Following his release from active duty in February 1946, Hubbard returned to his prewar life. After his divorce, he married again and resumed his writing career. Besides his fiction writing, Hubbard spent an increasing amount of time and energy during the postwar years on personal research aimed at understanding the nature of the human mind and creating a technology that would help vanquish the basic mental problems besetting humankind.

Once he founded the Church in Washington in 1954, Hubbard oversaw its basic development and spread first through the English-speaking world and then into major European countries. Along the way, Hubbard authored a multi-volume organizational manual on the best way to manage any organization, whether a church or a business. The Church of Scientology still follows the pattern outlined in the manual and now makes it available to executives as a means to organize businesses into more successful and profitable companies.
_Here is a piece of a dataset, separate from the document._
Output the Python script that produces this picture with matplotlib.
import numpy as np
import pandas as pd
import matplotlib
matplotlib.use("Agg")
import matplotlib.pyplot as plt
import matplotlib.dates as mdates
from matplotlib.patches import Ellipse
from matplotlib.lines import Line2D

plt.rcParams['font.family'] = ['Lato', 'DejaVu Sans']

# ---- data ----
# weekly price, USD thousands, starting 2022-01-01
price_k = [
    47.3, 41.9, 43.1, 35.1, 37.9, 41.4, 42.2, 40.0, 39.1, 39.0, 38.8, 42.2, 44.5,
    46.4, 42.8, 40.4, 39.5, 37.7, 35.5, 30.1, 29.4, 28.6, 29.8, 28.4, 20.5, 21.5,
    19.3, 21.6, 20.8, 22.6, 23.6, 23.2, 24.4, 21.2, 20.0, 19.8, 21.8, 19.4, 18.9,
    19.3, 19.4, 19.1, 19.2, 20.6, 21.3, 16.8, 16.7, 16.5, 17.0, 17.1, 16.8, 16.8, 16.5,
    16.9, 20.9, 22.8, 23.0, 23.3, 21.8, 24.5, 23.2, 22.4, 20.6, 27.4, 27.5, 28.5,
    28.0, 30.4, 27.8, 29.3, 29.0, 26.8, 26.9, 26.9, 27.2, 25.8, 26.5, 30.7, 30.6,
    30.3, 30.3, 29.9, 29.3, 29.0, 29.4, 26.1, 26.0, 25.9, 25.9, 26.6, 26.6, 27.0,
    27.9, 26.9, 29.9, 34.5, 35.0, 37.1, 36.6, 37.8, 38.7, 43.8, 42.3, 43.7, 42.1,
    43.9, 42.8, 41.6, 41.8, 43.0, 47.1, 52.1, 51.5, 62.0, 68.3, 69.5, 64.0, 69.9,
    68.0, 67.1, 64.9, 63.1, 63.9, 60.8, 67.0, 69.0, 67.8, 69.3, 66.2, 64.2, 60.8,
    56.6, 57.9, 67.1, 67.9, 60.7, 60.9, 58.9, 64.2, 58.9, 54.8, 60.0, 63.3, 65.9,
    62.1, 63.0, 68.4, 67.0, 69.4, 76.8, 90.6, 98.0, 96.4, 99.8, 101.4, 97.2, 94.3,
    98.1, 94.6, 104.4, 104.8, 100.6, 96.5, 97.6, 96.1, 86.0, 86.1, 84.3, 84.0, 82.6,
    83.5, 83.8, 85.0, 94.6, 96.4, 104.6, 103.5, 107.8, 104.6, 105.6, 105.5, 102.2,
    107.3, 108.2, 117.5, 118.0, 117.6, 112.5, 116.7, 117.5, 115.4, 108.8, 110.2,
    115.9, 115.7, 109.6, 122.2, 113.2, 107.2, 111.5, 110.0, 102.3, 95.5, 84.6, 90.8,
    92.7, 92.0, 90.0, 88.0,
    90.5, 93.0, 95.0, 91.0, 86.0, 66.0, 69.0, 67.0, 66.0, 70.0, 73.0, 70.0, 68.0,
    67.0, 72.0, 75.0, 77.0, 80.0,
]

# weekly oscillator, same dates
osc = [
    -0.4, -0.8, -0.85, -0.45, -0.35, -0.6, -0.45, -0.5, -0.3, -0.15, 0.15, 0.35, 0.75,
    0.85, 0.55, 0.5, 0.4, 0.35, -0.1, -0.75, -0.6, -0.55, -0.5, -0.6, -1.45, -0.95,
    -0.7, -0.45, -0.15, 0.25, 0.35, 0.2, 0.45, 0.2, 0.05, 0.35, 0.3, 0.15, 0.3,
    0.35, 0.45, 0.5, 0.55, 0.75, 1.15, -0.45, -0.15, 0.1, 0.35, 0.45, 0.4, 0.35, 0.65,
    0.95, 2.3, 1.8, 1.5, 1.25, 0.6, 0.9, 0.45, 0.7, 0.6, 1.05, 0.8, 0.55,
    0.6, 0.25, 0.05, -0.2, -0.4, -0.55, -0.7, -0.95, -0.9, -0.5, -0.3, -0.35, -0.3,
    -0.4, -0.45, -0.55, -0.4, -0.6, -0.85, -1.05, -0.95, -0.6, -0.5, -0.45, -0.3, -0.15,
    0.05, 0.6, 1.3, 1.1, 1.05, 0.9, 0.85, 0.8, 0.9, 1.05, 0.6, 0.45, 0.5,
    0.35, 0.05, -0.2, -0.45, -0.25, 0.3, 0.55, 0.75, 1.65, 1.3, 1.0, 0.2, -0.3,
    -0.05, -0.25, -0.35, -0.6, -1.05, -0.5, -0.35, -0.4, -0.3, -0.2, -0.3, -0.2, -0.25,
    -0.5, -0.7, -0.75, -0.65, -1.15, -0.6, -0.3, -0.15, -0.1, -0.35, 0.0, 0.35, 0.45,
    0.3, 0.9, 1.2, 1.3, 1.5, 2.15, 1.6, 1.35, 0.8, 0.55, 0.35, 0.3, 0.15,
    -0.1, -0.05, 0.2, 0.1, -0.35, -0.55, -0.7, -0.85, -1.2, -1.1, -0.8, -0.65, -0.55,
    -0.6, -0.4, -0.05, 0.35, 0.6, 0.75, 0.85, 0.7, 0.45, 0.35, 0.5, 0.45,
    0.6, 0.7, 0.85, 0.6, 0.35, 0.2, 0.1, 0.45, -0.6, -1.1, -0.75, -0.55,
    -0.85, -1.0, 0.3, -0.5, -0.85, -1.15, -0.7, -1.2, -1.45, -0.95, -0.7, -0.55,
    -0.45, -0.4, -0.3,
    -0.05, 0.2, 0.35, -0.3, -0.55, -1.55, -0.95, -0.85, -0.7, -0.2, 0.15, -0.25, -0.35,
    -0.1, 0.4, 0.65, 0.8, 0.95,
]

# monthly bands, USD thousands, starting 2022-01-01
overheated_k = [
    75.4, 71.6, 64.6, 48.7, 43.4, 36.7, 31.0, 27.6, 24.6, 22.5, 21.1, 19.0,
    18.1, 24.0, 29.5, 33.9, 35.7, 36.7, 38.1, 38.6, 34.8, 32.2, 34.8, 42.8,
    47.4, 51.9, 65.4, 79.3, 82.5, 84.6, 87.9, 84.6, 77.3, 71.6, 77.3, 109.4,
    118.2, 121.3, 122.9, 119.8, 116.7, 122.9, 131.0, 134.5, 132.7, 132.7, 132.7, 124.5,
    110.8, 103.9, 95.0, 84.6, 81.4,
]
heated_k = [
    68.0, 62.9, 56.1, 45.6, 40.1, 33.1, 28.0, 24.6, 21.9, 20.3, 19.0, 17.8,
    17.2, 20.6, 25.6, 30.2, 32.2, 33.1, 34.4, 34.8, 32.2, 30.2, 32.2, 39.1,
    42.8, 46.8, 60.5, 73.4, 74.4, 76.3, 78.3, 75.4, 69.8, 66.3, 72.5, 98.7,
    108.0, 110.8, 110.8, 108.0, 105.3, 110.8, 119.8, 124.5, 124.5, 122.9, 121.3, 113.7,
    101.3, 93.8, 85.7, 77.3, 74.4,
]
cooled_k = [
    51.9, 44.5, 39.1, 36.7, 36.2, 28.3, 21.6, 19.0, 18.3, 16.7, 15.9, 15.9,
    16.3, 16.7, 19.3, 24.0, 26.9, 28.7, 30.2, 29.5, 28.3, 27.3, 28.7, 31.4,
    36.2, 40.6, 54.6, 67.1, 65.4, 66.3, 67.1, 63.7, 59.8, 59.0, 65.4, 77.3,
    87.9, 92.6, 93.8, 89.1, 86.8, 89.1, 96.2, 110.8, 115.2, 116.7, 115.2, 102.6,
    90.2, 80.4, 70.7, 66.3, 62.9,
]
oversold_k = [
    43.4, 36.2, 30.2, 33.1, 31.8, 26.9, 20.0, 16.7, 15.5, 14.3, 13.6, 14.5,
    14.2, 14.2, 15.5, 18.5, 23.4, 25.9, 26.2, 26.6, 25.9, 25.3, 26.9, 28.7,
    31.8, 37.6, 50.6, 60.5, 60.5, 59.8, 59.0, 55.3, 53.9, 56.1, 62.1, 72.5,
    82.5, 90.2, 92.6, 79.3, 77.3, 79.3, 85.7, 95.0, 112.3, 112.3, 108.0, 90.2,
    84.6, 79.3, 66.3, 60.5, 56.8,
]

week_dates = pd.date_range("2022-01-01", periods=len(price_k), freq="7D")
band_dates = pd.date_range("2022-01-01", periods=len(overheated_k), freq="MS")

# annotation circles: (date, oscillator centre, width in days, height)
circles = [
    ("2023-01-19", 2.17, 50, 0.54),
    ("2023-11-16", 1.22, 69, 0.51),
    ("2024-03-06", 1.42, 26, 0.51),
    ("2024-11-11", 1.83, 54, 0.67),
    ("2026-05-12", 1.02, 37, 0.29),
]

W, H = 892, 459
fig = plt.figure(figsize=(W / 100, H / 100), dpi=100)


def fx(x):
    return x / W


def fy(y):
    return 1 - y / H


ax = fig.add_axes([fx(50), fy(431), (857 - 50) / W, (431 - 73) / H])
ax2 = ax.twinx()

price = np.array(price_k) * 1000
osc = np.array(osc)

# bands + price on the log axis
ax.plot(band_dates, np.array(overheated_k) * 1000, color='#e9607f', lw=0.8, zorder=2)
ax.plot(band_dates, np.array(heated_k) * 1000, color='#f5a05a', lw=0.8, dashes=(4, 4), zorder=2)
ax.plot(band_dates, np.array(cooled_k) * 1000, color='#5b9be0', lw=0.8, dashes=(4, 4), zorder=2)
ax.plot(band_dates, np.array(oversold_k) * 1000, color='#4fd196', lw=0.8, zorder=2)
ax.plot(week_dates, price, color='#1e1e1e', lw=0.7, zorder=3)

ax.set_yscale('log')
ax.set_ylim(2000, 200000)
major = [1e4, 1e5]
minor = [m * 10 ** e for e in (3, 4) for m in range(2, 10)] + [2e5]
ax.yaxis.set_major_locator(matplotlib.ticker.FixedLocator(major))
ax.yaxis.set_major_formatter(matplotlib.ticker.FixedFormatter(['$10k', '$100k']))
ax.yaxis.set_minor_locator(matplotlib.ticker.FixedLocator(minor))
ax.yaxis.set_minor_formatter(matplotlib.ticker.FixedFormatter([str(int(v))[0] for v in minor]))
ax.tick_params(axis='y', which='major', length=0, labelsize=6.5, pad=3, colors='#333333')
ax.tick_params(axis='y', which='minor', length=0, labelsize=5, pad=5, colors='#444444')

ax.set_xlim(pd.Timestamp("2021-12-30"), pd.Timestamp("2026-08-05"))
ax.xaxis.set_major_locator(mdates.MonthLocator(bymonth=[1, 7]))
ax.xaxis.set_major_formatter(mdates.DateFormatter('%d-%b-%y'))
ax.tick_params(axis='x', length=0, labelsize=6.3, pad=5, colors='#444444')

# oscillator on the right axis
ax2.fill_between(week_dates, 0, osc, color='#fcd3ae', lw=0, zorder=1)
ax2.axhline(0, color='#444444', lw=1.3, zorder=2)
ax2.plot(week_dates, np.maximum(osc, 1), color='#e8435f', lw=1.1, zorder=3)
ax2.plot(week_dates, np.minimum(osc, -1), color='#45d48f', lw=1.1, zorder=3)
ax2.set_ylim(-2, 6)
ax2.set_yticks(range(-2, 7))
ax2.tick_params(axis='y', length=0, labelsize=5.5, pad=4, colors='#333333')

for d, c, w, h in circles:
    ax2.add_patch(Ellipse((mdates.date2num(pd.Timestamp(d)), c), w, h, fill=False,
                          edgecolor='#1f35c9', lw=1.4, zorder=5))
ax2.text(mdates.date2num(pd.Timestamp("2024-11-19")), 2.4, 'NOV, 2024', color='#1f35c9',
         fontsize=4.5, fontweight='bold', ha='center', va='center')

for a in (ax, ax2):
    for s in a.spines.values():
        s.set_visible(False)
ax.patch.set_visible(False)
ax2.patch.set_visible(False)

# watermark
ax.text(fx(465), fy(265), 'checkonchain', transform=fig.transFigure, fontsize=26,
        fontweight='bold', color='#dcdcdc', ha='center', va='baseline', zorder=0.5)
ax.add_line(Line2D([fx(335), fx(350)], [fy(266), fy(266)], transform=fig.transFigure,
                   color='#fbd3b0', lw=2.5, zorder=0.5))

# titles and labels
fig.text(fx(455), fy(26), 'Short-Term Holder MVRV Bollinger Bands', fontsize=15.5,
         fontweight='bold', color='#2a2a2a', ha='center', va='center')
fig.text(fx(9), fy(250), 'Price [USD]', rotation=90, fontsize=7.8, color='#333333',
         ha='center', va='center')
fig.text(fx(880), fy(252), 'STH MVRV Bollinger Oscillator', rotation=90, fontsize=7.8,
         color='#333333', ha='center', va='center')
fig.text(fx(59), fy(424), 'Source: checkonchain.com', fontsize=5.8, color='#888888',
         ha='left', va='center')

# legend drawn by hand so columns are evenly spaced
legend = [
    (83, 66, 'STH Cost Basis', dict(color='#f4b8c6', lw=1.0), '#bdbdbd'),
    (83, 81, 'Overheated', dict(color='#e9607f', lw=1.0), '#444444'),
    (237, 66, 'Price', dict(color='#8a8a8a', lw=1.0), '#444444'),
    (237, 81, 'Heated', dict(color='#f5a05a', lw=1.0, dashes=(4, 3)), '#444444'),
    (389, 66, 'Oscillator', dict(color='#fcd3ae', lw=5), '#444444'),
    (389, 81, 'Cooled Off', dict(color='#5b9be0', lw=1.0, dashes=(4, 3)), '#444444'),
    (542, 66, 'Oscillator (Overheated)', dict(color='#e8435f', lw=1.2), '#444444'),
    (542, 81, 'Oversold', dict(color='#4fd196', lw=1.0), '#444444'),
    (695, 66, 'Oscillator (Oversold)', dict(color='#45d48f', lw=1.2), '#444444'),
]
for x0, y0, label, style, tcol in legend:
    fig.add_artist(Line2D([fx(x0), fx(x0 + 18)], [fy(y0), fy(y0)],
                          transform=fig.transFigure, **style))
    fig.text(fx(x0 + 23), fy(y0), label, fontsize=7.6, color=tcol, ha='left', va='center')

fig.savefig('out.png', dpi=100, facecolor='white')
In 1966, Hubbard resigned from his official position in the church and spent the next years of his life at sea, researching the more advanced levels of Scientology. He and a select group of followers formed the Sea Organization (Sea Org), a church-sponsored association, and lived aboard three ships for several years as Hubbard continued his studies. Just before he resigned, he released the initial materials for church members who had finished the process of achieving Clear. Post-Clear church members were offered training in the advanced or Operating Thetan (OT) levels (I-II) of Scientology. He followed up in 1967 and 1968 with the materials for OT levels III-VI. The materials selected for these higher levels contain the essential spiritual teachings of Scientology, but are intended only for the members who have previously reached the state of Clear. The release of each level (presently OT I-VIII, with a projected fifteen levels) has depended upon an initial group having reached that level and the subsequent training of auditors who could assist future students who wished to attain them. Hubbard trained the first instructors and auditors and wrote the manual for the training of additional persons in the future.
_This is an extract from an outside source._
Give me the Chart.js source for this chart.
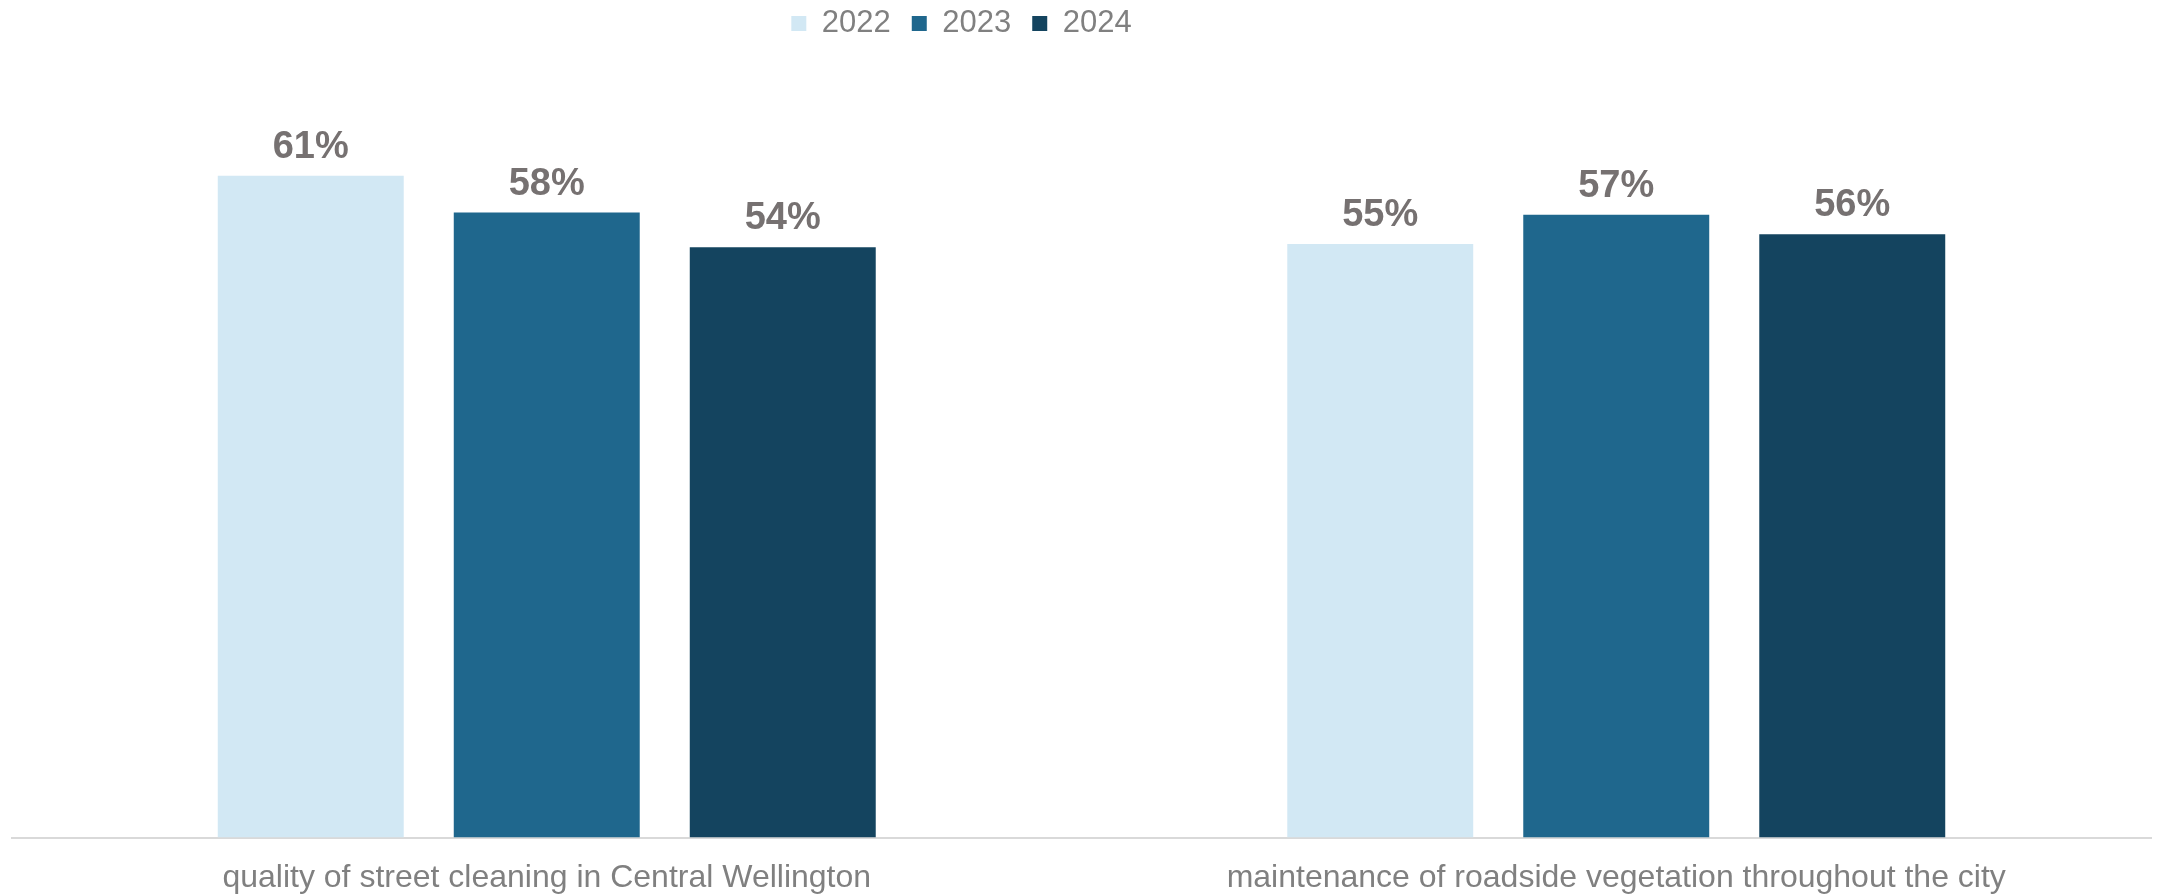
<!DOCTYPE html>
<html>
<head>
<meta charset="utf-8">
<script src="https://cdn.jsdelivr.net/npm/chart.js@4/dist/chart.umd.min.js"></script>
<style>
  html, body { margin: 0; padding: 0; background: #ffffff; }
  #wrap { position: relative; width: 2158px; height: 895px; }
</style>
</head>
<body>
<div id="wrap"><canvas id="c" width="2158" height="895"></canvas></div>
<script>
const categories = [
  'quality of street cleaning in Central Wellington',
  'maintenance of roadside vegetation throughout the city'
];
const seriesNames = ['2022', '2023', '2024'];
const values2022 = [61, 54.7];
const values2023 = [57.6, 57.4];
const values2024 = [54.4, 55.6];
const seriesColors = ['#d2e8f4', '#1f678d', '#14445f'];

const FONT = '"Liberation Sans", Arial, sans-serif';

const valueLabels = {
  id: 'valueLabels',
  afterDatasetsDraw(chart) {
    const ctx = chart.ctx;
    ctx.save();
    ctx.font = 'bold 38px ' + FONT;
    ctx.fillStyle = '#767171';
    ctx.textAlign = 'center';
    ctx.textBaseline = 'alphabetic';
    chart.data.datasets.forEach((ds, i) => {
      const meta = chart.getDatasetMeta(i);
      meta.data.forEach((bar, j) => {
        ctx.fillText(Math.round(ds.data[j]) + '%', bar.x, bar.y - 18);
      });
    });
    ctx.restore();
  }
};

const legendShift = {
  id: 'legendShift',
  afterLayout(chart) {
    const lg = chart.legend;
    if (lg) {
      lg.left -= 120; lg.right -= 120;
      lg.top -= 29; lg.bottom -= 29;
    }
  }
};

new Chart(document.getElementById('c'), {
  type: 'bar',
  data: {
    labels: categories,
    datasets: [
      { label: seriesNames[0], data: values2022, backgroundColor: seriesColors[0] },
      { label: seriesNames[1], data: values2023, backgroundColor: seriesColors[1] },
      { label: seriesNames[2], data: values2024, backgroundColor: seriesColors[2] }
    ]
  },
  options: {
    responsive: false,
    animation: false,
    devicePixelRatio: 1,
    layout: { padding: { left: 12, right: 7, top: 16, bottom: -23 } },
    datasets: { bar: { categoryPercentage: 0.662, barPercentage: 0.788 } },
    plugins: {
      legend: {
        position: 'top',
        align: 'center',
        labels: {
          boxWidth: 15,
          boxHeight: 15,
          padding: 21,
          color: '#808080',
          font: { family: FONT, size: 31 }
        }
      },
      tooltip: { enabled: false }
    },
    scales: {
      x: {
        grid: { display: false, drawTicks: false },
        border: { display: true, color: '#d9d9d9', width: 2 },
        ticks: {
          color: '#808080',
          padding: 21,
          maxRotation: 0,
          font: { family: FONT, size: 32 }
        }
      },
      y: {
        display: false,
        min: 0,
        max: 70
      }
    }
  },
  plugins: [valueLabels, legendShift]
});
</script>
</body>
</html>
Hubbard continued to research and write (and offer his opinion on a variety of questions that arose at every level of the international organization) even after the era aboard the ships ended in 1975 and the Sea Org offices controlling the upper levels were established at the Flag Land Base in Clearwater, Florida. For the rest of his life, Hubbard assumed a low profile and made few personal appearances. He remained, however, actively involved in the development of the church, especially during the crises it faced. In 1977, a group of church leaders were arrested for infiltrating several government offices, including those of the FBI, in order to locate and copy any government files on the church. They had previously sought these files through Freedom of Information requests, but had been denied. Hubbard's wife, Mary Sue Hubbard, was among those convicted in a trial that centered on the Church's Guardian's Office efforts to deal with criticism of the church around the world.
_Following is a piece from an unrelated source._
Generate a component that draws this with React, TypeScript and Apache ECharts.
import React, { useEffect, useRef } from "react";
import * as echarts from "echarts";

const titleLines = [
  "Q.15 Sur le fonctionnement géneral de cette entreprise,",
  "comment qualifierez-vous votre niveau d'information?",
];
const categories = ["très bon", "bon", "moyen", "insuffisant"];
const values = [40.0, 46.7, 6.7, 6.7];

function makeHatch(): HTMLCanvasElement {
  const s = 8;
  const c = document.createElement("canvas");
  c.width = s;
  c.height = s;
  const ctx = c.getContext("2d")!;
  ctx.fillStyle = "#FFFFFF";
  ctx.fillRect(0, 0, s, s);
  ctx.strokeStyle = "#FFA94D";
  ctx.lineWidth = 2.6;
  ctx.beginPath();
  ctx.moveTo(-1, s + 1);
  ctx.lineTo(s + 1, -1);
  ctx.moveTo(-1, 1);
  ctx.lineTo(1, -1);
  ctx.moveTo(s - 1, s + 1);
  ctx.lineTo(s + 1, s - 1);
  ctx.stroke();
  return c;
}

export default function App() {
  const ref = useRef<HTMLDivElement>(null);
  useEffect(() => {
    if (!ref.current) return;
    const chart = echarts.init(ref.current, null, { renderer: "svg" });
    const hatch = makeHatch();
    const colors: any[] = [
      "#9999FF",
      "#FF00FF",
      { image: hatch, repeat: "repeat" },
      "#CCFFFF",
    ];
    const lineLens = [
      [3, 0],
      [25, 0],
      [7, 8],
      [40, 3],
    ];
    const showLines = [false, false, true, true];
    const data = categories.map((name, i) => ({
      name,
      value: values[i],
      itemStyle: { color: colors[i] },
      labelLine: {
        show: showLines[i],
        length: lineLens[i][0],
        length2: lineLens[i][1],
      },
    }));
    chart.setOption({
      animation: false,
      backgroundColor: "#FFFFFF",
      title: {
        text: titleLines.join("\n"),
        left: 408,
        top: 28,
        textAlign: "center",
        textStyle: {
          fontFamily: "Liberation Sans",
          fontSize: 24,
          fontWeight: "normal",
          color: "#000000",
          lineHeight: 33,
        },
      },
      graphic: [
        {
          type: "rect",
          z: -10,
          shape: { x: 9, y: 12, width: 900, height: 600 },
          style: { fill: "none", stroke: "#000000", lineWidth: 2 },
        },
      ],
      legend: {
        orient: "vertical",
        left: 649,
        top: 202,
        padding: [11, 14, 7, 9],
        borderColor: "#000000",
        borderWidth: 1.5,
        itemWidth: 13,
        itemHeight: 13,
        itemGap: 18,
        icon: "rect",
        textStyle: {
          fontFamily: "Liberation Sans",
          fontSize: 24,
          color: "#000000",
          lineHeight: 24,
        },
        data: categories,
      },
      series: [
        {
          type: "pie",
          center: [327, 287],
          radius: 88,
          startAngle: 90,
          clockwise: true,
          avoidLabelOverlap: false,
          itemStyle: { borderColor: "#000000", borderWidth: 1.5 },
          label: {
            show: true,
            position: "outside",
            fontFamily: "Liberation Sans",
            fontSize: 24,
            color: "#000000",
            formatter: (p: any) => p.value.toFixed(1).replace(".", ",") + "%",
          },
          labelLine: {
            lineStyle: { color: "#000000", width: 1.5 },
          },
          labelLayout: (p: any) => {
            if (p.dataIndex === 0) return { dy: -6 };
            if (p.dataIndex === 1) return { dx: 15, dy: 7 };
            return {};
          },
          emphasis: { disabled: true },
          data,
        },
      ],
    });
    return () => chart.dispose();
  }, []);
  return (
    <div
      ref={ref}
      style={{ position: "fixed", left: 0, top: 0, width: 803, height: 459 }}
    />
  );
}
In the years immediately before his death in San Luis Obispo, California, on January 24, 1986, Hubbard made a final excursion into the science fiction world, authoring one massive novel, Battlefield Earth, later made into a movie, and a ten-volume series under the collective title Mission Earth. Posthumously, his writing career would be memorialized in a series of volumes -- L. Ron Hubbard Presents Writers of the Future -- twenty-four volumes of which had appeared by the end of 2008.


Study Questions:
     1.     Who was Lafayette Ronald Hubbard? What events throughout his life influenced his success?
     2.     How did Hubbard spread the message of Scientology?
     3.     Why were legal sanctions brought against Scientology in the 1970s?